Not only was Koushik Ji a perfectionist at his job (in an industry where mediocrity rules the roost) – in an ambition driven, dog-eat-dog world of broadcast media – he was the relaxed, always smiling, good Samaritan willing to walk that extra mile, helping you find the impossible.

When cost-cutting came, the Library’s quota of high quality Sony DV tapes was slashed – forcing reporters to use inferior quality tapes or reuse old ones leading to more corrupted footage. But Koushik Ji always remained sensitive to a reporter’s needs. If one was going for a critical shoot or foreign coverage, he would quietly slip in a new set of Sony DVs. Such sensitivity is missing in today’s media houses, which are driven more by worksheets, rather than passion from the heart.

While Aaj Tak will continue in the absence of another old-timer – as it has through the years –  computers rarely can do a thinking man’s job. Koushik Ji was a human computer himself.

As an icon fades away, retiring after 23 years of distinguished (uncelebrated) service, one is forced to turn the spotlight on the army of professionals who keep a news channel humming.

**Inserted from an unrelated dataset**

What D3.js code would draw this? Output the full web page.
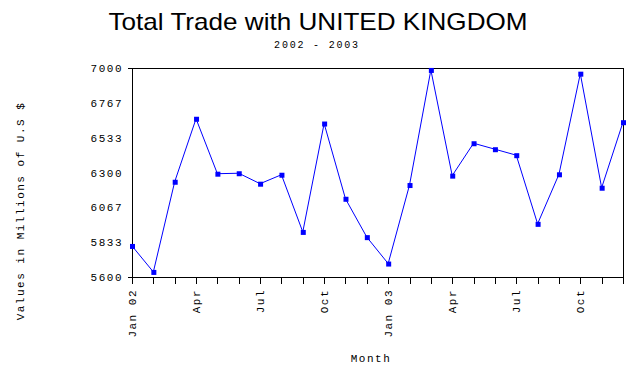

News television is more than acrimonious 9:00pm debates or reporters doing dramatic piece-to-cameras on “breaking news situations”. News television is as much about the video journalist who is shooting the big story, the producer who slogs as much to get the images on air, the ticker person who takes the breaking news to the millions, the video editor who painfully slices together a matrix of images. So here’s to all the Librarians, OB engineers, run down producers, makeup artists and car drivers – the heroes who work tirelessly, without recognition, to ensure that the on-screen “stars” of the channel get to keep their date with the audiences.